What is switching rows useful for?

I've learned about elementary row operations, there is one of them that seems a little bit weird to me: The row switching. It seems that a system of equations:

$$\begin{eqnarray*} {a_1x+b_1y+c_1z}&=&{d_1} \\ {a_2x+b_2y+c_2z}&=&{d_2} \\ {a_3x+b_3y+c_3z}&=&{d_3} \end{eqnarray*}$$

Can be represented by an augmented matrix:

$$\begin{pmatrix} {a_1}&{b_1}&{c_1}&{d_1}\\ {a_2}&{b_2}&{c_2}&{d_2}\\ {a_3}&{b_3}&{c_3}&{d_3} \end{pmatrix}$$

And then switching rows would ammount to just shift the order of the equations and hence, wouldn't change the solutions. This is a little confusing, I've been thinking about it's utility and until now, it seems that this ERO is just a visual aid for computing the other ERO's on matrices. Is that it or switching rows is something deeper and I still didn't notice?

For numerical algorithm, switching rows is called pivoting and improves stability compared to just "creating a $1$" in the row that happens to be in the current position.
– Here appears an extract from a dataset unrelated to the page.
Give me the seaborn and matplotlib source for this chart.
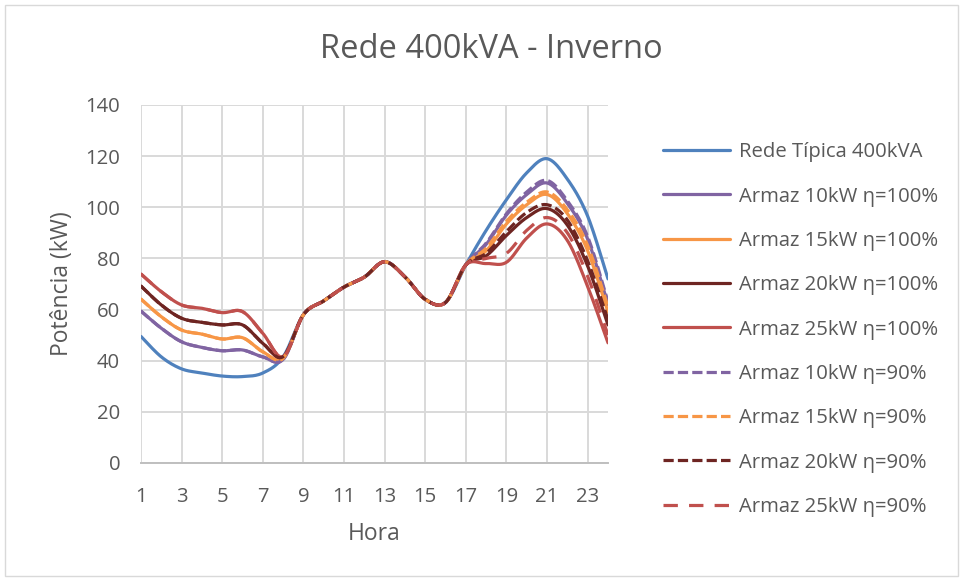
import numpy as np
import pandas as pd
import seaborn as sns
import matplotlib
matplotlib.use("Agg")
import matplotlib.pyplot as plt
from matplotlib.patches import Rectangle

# ---- data -------------------------------------------------------------
hours = list(range(1, 25))

rede_tipica = [49.5, 41.5, 36.8, 35.2, 34.0, 33.8, 35.2, 41.5,
               58.0, 63.4, 68.8, 72.7, 78.7, 72.8, 64.0, 62.8,
               77.5, 91.0, 103.0, 113.5, 119.0, 111.0, 96.5, 72.0]

armaz10_100 = [59.4, 52.7, 47.4, 45.2, 43.9, 44.2, 41.5, 40.5,
               58.0, 63.4, 68.8, 72.7, 78.7, 72.8, 64.0, 62.8,
               77.5, 85.5, 97.0, 105.0, 109.5, 101.5, 87.5, 62.0]
armaz15_100 = [64.1, 57.2, 52.0, 50.4, 48.5, 49.0, 43.5, 41.0,
               58.0, 63.4, 68.8, 72.7, 78.7, 72.8, 64.0, 62.8,
               77.5, 83.0, 93.5, 101.0, 105.0, 97.5, 83.0, 59.0]
armaz20_100 = [69.2, 61.8, 56.6, 55.0, 54.0, 54.0, 46.8, 41.6,
               58.0, 63.4, 68.8, 72.7, 78.7, 72.8, 64.0, 62.8,
               77.5, 81.0, 89.0, 96.0, 99.5, 93.0, 77.0, 54.0]
armaz25_100 = [73.9, 67.0, 61.8, 60.5, 58.8, 59.2, 50.7, 41.6,
               58.0, 63.4, 68.8, 72.7, 78.7, 72.8, 64.0, 62.8,
               77.5, 78.0, 78.5, 88.0, 93.5, 87.0, 69.0, 47.0]

armaz10_90 = [59.4, 52.7, 47.4, 45.2, 43.9, 44.2, 41.5, 40.5,
              58.0, 63.4, 68.8, 72.7, 78.7, 72.8, 64.0, 62.8,
              77.5, 86.0, 97.5, 106.0, 110.5, 102.5, 88.5, 63.0]
armaz15_90 = [64.1, 57.2, 52.0, 50.4, 48.5, 49.0, 43.5, 41.0,
              58.0, 63.4, 68.8, 72.7, 78.7, 72.8, 64.0, 62.8,
              77.5, 84.0, 94.5, 102.0, 106.0, 99.0, 85.0, 61.0]
armaz20_90 = [69.2, 61.8, 56.6, 55.0, 54.0, 54.0, 46.8, 41.6,
              58.0, 63.4, 68.8, 72.7, 78.7, 72.8, 64.0, 62.8,
              77.5, 82.0, 90.5, 98.0, 101.0, 95.0, 79.0, 56.0]
armaz25_90 = [73.9, 67.0, 61.8, 60.5, 58.8, 59.2, 50.7, 41.6,
              58.0, 63.4, 68.8, 72.7, 78.7, 72.8, 64.0, 62.8,
              77.5, 80.0, 82.0, 91.0, 96.0, 90.0, 73.0, 50.0]

series_names = ["Rede Típica 400kVA",
                "Armaz 10kW η=100%", "Armaz 15kW η=100%",
                "Armaz 20kW η=100%", "Armaz 25kW η=100%",
                "Armaz 10kW η=90%", "Armaz 15kW η=90%",
                "Armaz 20kW η=90%", "Armaz 25kW η=90%"]
series_values = [rede_tipica, armaz10_100, armaz15_100, armaz20_100,
                 armaz25_100, armaz10_90, armaz15_90, armaz20_90, armaz25_90]

# ---- styles -----------------------------------------------------------
BLUE, PURPLE, ORANGE, DARK, RED = "#4F81BD", "#8064A2", "#F79646", "#6E2522", "#C0504D"
colors = [BLUE, PURPLE, ORANGE, DARK, RED, PURPLE, ORANGE, DARK, RED]
short_dash = (3.2, 1.3)
long_dash = (4.5, 3.5)
dashes = ["", "", "", "", "", short_dash, short_dash, short_dash, long_dash]


def smooth(x, y, n=20):
    """Bezier-smoothed polyline through the points (spreadsheet 'smoothed line')."""
    x = np.asarray(x, float)
    y = np.asarray(y, float)
    P = np.column_stack([x, y])
    ext = np.vstack([P[0], P, P[-1]])
    out = []
    t = np.linspace(0, 1, n, endpoint=False)[:, None]
    for i in range(len(P) - 1):
        p0, p3 = P[i], P[i + 1]
        p1 = p0 + (ext[i + 2] - ext[i]) / 6.0
        p2 = p3 - (ext[i + 3] - ext[i + 1]) / 6.0
        seg = ((1 - t) ** 3) * p0 + 3 * ((1 - t) ** 2) * t * p1 + 3 * (1 - t) * t ** 2 * p2 + t ** 3 * p3
        out.append(seg)
    out.append(P[-1][None, :])
    out = np.vstack(out)
    return out[:, 0], out[:, 1]


rows = []
for name, vals in zip(series_names, series_values):
    sx, sy = smooth(hours, vals)
    rows.append(pd.DataFrame({"Hora": sx, "Potência": sy, "Série": name}))
df = pd.concat(rows, ignore_index=True)

sns.set_theme(style="white")
FONT = ["Open Sans", "DejaVu Sans"]
plt.rcParams["font.family"] = FONT
TXT = "#595959"
GRID = "#D9D9D9"
FS = 14.6

fig = plt.figure(figsize=(9.63, 5.79), dpi=100)
ax = fig.add_axes([141 / 963, 1 - 463 / 579, 467 / 963, 358 / 579])

sns.lineplot(data=df, x="Hora", y="Potência", hue="Série", style="Série",
             hue_order=series_names, style_order=series_names,
             palette=colors, dashes=dashes, linewidth=2.3, sort=False,
             estimator=None, ax=ax, legend=True)

ax.set_xlim(1, 24)
ax.set_ylim(0, 140)
ax.set_xticks(range(1, 24, 2))
ax.set_yticks(range(0, 141, 20))
ax.grid(True, color=GRID, linewidth=1.4)
ax.set_axisbelow(True)
for s in ["top", "right", "left"]:
    ax.spines[s].set_visible(False)
ax.spines["bottom"].set_color("#BFBFBF")
ax.spines["bottom"].set_linewidth(1.4)
ax.tick_params(axis="both", length=0, labelsize=FS, labelcolor=TXT)
ax.tick_params(axis="y", pad=15)
ax.tick_params(axis="x", pad=17)
ax.set_xlabel("Hora", fontsize=16.5, color=TXT, labelpad=11)
ax.set_ylabel("Potência (kW)", fontsize=16.5, color=TXT, labelpad=8)

fig.text(491 / 963, 1 - 50 / 579, "Rede 400kVA - Inverno", ha="center", va="center",
         fontsize=23.5, color=TXT)

handles, labels = ax.get_legend_handles_labels()
ax.legend(handles, labels, loc="upper left", bbox_to_anchor=(645 / 963, 1 - 124 / 579),
          bbox_transform=fig.transFigure, frameon=False, fontsize=FS,
          labelcolor=TXT, handlelength=3.3, handletextpad=0.42, labelspacing=1.2)

fig.add_artist(Rectangle((5 / 963, 3 / 579), 953 / 963, 571 / 579,
                         transform=fig.transFigure, fill=False,
                         edgecolor=GRID, linewidth=1.0))

fig.savefig("out.png", dpi=100)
For manual / exact computations, there is absolutely no difference.
For a field $K$ (take $K = \mathbb{R}$ if you're confused by this), the group $GL_n(K)$ is generated by elementary matrices.
In a way, you might say that the nontriviality of the row switching operation corresponds to the fact that the matrix associated to a linear transformation depends not only on a choice of basis for the vector space, but also on the order of the basis vectors. Permuting the basis vectors corresponds to a nontrivial linear transformation, and the group of such permutations is $S_n$, which of course is generated by transpositions (corresponding to row-switches).